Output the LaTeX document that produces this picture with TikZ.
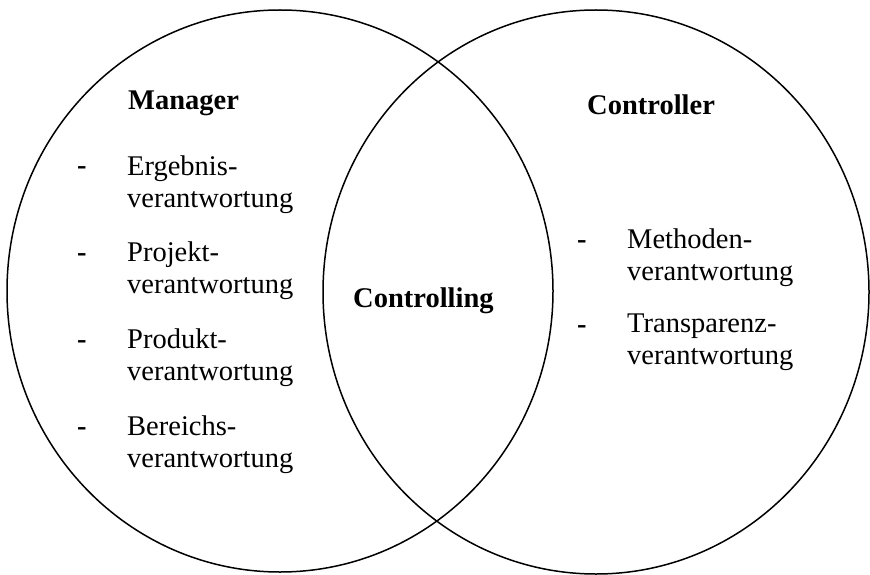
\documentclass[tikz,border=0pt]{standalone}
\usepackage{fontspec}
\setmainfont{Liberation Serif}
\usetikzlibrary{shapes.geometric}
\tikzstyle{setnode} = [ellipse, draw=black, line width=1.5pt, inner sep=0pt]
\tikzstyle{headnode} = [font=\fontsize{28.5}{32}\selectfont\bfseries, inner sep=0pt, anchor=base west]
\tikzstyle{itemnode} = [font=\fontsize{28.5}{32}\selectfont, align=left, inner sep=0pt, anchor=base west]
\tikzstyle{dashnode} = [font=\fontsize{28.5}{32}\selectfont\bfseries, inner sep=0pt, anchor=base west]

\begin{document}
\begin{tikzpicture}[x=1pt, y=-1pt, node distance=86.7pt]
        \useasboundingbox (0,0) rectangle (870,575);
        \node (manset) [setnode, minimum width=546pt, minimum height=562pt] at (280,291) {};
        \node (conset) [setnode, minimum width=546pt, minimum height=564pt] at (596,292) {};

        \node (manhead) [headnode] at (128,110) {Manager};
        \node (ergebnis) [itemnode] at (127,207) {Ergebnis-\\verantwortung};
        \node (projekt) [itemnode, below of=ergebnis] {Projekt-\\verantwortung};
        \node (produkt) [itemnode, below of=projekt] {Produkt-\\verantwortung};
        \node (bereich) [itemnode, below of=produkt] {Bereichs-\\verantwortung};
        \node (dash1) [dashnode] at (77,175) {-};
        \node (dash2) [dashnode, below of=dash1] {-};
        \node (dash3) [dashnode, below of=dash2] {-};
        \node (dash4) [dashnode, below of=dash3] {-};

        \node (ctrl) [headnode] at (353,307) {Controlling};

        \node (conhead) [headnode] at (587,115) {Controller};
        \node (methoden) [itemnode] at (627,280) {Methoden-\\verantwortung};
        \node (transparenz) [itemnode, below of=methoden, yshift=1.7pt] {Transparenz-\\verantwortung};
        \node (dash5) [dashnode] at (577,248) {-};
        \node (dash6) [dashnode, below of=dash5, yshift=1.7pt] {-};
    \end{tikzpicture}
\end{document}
++++++++++++++++++++
> [Exercise goal]
Return only the lines running from the top of the data to the line that holds "(ctrl) [headnode] at". Include both of those lines, but skip the pictures.

> [The response]
Output the LaTeX document that produces this picture with TikZ.
\documentclass[tikz,border=0pt]{standalone}
\usepackage{fontspec}
\setmainfont{Liberation Serif}
\usetikzlibrary{shapes.geometric}
\tikzstyle{setnode} = [ellipse, draw=black, line width=1.5pt, inner sep=0pt]
\tikzstyle{headnode} = [font=\fontsize{28.5}{32}\selectfont\bfseries, inner sep=0pt, anchor=base west]
\tikzstyle{itemnode} = [font=\fontsize{28.5}{32}\selectfont, align=left, inner sep=0pt, anchor=base west]
\tikzstyle{dashnode} = [font=\fontsize{28.5}{32}\selectfont\bfseries, inner sep=0pt, anchor=base west]

\begin{document}
\begin{tikzpicture}[x=1pt, y=-1pt, node distance=86.7pt]
        \useasboundingbox (0,0) rectangle (870,575);
        \node (manset) [setnode, minimum width=546pt, minimum height=562pt] at (280,291) {};
        \node (conset) [setnode, minimum width=546pt, minimum height=564pt] at (596,292) {};

        \node (manhead) [headnode] at (128,110) {Manager};
        \node (ergebnis) [itemnode] at (127,207) {Ergebnis-\\verantwortung};
        \node (projekt) [itemnode, below of=ergebnis] {Projekt-\\verantwortung};
        \node (produkt) [itemnode, below of=projekt] {Produkt-\\verantwortung};
        \node (bereich) [itemnode, below of=produkt] {Bereichs-\\verantwortung};
        \node (dash1) [dashnode] at (77,175) {-};
        \node (dash2) [dashnode, below of=dash1] {-};
        \node (dash3) [dashnode, below of=dash2] {-};
        \node (dash4) [dashnode, below of=dash3] {-};

        \node (ctrl) [headnode] at (353,307) {Controlling};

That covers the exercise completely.